WHAT TO WORK ON
Go through the listing and set it down exactly, leaving out its pictures.
....................
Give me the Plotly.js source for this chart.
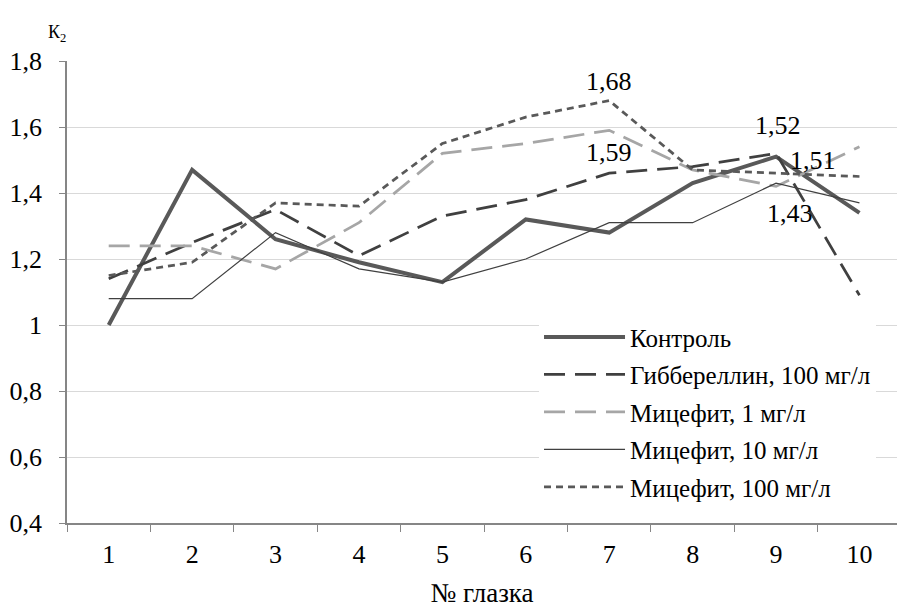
<!DOCTYPE html>
<html>
<head>
<meta charset="utf-8">
<script src="https://cdn.plot.ly/plotly-3.0.1.min.js"></script>
<style>html,body{margin:0;padding:0;background:#fff;}#chart{width:897px;height:608px;}</style>
</head>
<body>
<div id="chart"></div>
<script>
var categories = ["1","2","3","4","5","6","7","8","9","10"];
var seriesNames = ["Контроль","Гиббереллин, 100 мг/л","Мицефит, 1 мг/л","Мицефит, 10 мг/л","Мицефит, 100 мг/л"];
var control     = [1.00, 1.47, 1.26, 1.19, 1.13, 1.32, 1.28, 1.43, 1.51, 1.34];
var gibberellin = [1.14, 1.25, 1.35, 1.21, 1.33, 1.38, 1.46, 1.48, 1.52, 1.09];
var mycefit1    = [1.24, 1.24, 1.17, 1.31, 1.52, 1.55, 1.59, 1.47, 1.42, 1.54];
var mycefit10   = [1.08, 1.08, 1.28, 1.17, 1.13, 1.20, 1.31, 1.31, 1.43, 1.37];
var mycefit100  = [1.15, 1.19, 1.37, 1.36, 1.55, 1.63, 1.68, 1.47, 1.46, 1.45];
var yTickVals = [0.4, 0.6, 0.8, 1.0, 1.2, 1.4, 1.6, 1.8];
var yTickText = ["0,4","0,6","0,8","1","1,2","1,4","1,6","1,8"];

// labelled points: [series array, category index, dx, dy]
var labelled = [
  [mycefit100, 6, 0, -19],
  [mycefit1, 6, 0, 22],
  [gibberellin, 8, 2, -28],
  [control, 8, 37, 4],
  [mycefit10, 8, 14, 30]
];

var FAM = "Liberation Serif";
function fmt(v){ return v.toFixed(2).replace(".", ","); }

var traces = [
  {x: categories, y: control, name: seriesNames[0], legendgroup: "a", type: "scatter", mode: "lines",
   line: {color: "#595959", width: 4}},
  {x: categories, y: gibberellin, name: seriesNames[1], legendgroup: "b", type: "scatter", mode: "lines",
   line: {color: "#404040", width: 2.75, dash: "21px,10px"}},
  {x: categories, y: mycefit1, name: seriesNames[2], legendgroup: "c", type: "scatter", mode: "lines",
   line: {color: "#a6a6a6", width: 2.75, dash: "21px,10px"}},
  {x: categories, y: mycefit10, name: seriesNames[3], legendgroup: "d", type: "scatter", mode: "lines",
   line: {color: "#404040", width: 1.2}},
  {x: categories, y: mycefit100, name: seriesNames[4], legendgroup: "e", type: "scatter", mode: "lines",
   line: {color: "#595959", width: 2.75, dash: "7px,5px"}}
];

var annotations = labelled.map(function(l){
  return {x: l[1], y: l[0][l[1]], xref: "x", yref: "y", text: fmt(l[0][l[1]]),
    showarrow: true, arrowcolor: "rgba(0,0,0,0)", ax: l[2], ay: l[3],
    font: {family: FAM, size: 26, color: "#000"}};
});
annotations.push({xref: "paper", yref: "paper", x: -0.025, y: 1.03, xanchor: "left", yanchor: "bottom",
  text: "К<sub>2</sub>", showarrow: false, font: {family: FAM, size: 18, color: "#000"}});

var layout = {
  width: 897, height: 608,
  margin: {l: 67, r: 0, t: 61, b: 85},
  paper_bgcolor: "#fff", plot_bgcolor: "#fff",
  showlegend: true,
  font: {family: FAM, size: 26, color: "#000"},
  xaxis: {type: "category", range: [-0.5, 9.45], tickson: "boundaries",
    ticks: "outside", ticklen: 7, tickcolor: "#868686", tickwidth: 1,
    showline: true, linecolor: "#868686", linewidth: 1.5, showgrid: false,
    tickfont: {family: FAM, size: 26, color: "#000"}, ticklabelstandoff: 7,
    title: {text: "№ глазка", font: {family: FAM, size: 27, color: "#000"}, standoff: 17}},
  yaxis: {range: [0.4, 1.8], tickvals: yTickVals, ticktext: yTickText,
    ticks: "outside", ticklen: 6, tickcolor: "#868686", tickwidth: 1,
    showline: true, linecolor: "#868686", linewidth: 1.5,
    showgrid: true, gridcolor: "#d9d9d9", gridwidth: 1, zeroline: false,
    tickfont: {family: FAM, size: 26, color: "#000"}, ticklabelstandoff: 12},
  legend: {x: 0.5687, y: 0.452, xanchor: "left", yanchor: "top", bgcolor: "#fff",
    font: {family: FAM, size: 25, color: "#000"}, tracegroupgap: 2, itemwidth: 81},
  annotations: annotations
};

Plotly.newPlot("chart", traces, layout, {displayModeBar: false});
</script>
</body>
</html>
....................
SOLUTION FOR THIS TASK
Give me the Plotly.js source for this chart.
<!DOCTYPE html>
<html>
<head>
<meta charset="utf-8">
<script src="https://cdn.plot.ly/plotly-3.0.1.min.js"></script>
<style>html,body{margin:0;padding:0;background:#fff;}#chart{width:897px;height:608px;}</style>
</head>
<body>
<div id="chart"></div>
<script>
var categories = ["1","2","3","4","5","6","7","8","9","10"];
var seriesNames = ["Контроль","Гиббереллин, 100 мг/л","Мицефит, 1 мг/л","Мицефит, 10 мг/л","Мицефит, 100 мг/л"];
var control     = [1.00, 1.47, 1.26, 1.19, 1.13, 1.32, 1.28, 1.43, 1.51, 1.34];
var gibberellin = [1.14, 1.25, 1.35, 1.21, 1.33, 1.38, 1.46, 1.48, 1.52, 1.09];
var mycefit1    = [1.24, 1.24, 1.17, 1.31, 1.52, 1.55, 1.59, 1.47, 1.42, 1.54];
var mycefit10   = [1.08, 1.08, 1.28, 1.17, 1.13, 1.20, 1.31, 1.31, 1.43, 1.37];
var mycefit100  = [1.15, 1.19, 1.37, 1.36, 1.55, 1.63, 1.68, 1.47, 1.46, 1.45];
var yTickVals = [0.4, 0.6, 0.8, 1.0, 1.2, 1.4, 1.6, 1.8];
var yTickText = ["0,4","0,6","0,8","1","1,2","1,4","1,6","1,8"];

// labelled points: [series array, category index, dx, dy]
var labelled = [
  [mycefit100, 6, 0, -19],
  [mycefit1, 6, 0, 22],
  [gibberellin, 8, 2, -28],
  [control, 8, 37, 4],
  [mycefit10, 8, 14, 30]
];

var FAM = "Liberation Serif";
function fmt(v){ return v.toFixed(2).replace(".", ","); }

var traces = [
  {x: categories, y: control, name: seriesNames[0], legendgroup: "a", type: "scatter", mode: "lines",
   line: {color: "#595959", width: 4}},
  {x: categories, y: gibberellin, name: seriesNames[1], legendgroup: "b", type: "scatter", mode: "lines",
   line: {color: "#404040", width: 2.75, dash: "21px,10px"}},
  {x: categories, y: mycefit1, name: seriesNames[2], legendgroup: "c", type: "scatter", mode: "lines",
   line: {color: "#a6a6a6", width: 2.75, dash: "21px,10px"}},
  {x: categories, y: mycefit10, name: seriesNames[3], legendgroup: "d", type: "scatter", mode: "lines",
   line: {color: "#404040", width: 1.2}},
  {x: categories, y: mycefit100, name: seriesNames[4], legendgroup: "e", type: "scatter", mode: "lines",
   line: {color: "#595959", width: 2.75, dash: "7px,5px"}}
];

var annotations = labelled.map(function(l){
  return {x: l[1], y: l[0][l[1]], xref: "x", yref: "y", text: fmt(l[0][l[1]]),
    showarrow: true, arrowcolor: "rgba(0,0,0,0)", ax: l[2], ay: l[3],
    font: {family: FAM, size: 26, color: "#000"}};
});
annotations.push({xref: "paper", yref: "paper", x: -0.025, y: 1.03, xanchor: "left", yanchor: "bottom",
  text: "К<sub>2</sub>", showarrow: false, font: {family: FAM, size: 18, color: "#000"}});

var layout = {
  width: 897, height: 608,
  margin: {l: 67, r: 0, t: 61, b: 85},
  paper_bgcolor: "#fff", plot_bgcolor: "#fff",
  showlegend: true,
  font: {family: FAM, size: 26, color: "#000"},
  xaxis: {type: "category", range: [-0.5, 9.45], tickson: "boundaries",
    ticks: "outside", ticklen: 7, tickcolor: "#868686", tickwidth: 1,
    showline: true, linecolor: "#868686", linewidth: 1.5, showgrid: false,
    tickfont: {family: FAM, size: 26, color: "#000"}, ticklabelstandoff: 7,
    title: {text: "№ глазка", font: {family: FAM, size: 27, color: "#000"}, standoff: 17}},
  yaxis: {range: [0.4, 1.8], tickvals: yTickVals, ticktext: yTickText,
    ticks: "outside", ticklen: 6, tickcolor: "#868686", tickwidth: 1,
    showline: true, linecolor: "#868686", linewidth: 1.5,
    showgrid: true, gridcolor: "#d9d9d9", gridwidth: 1, zeroline: false,
    tickfont: {family: FAM, size: 26, color: "#000"}, ticklabelstandoff: 12},
  legend: {x: 0.5687, y: 0.452, xanchor: "left", yanchor: "top", bgcolor: "#fff",
    font: {family: FAM, size: 25, color: "#000"}, tracegroupgap: 2, itemwidth: 81},
  annotations: annotations
};

Plotly.newPlot("chart", traces, layout, {displayModeBar: false});
</script>
</body>
</html>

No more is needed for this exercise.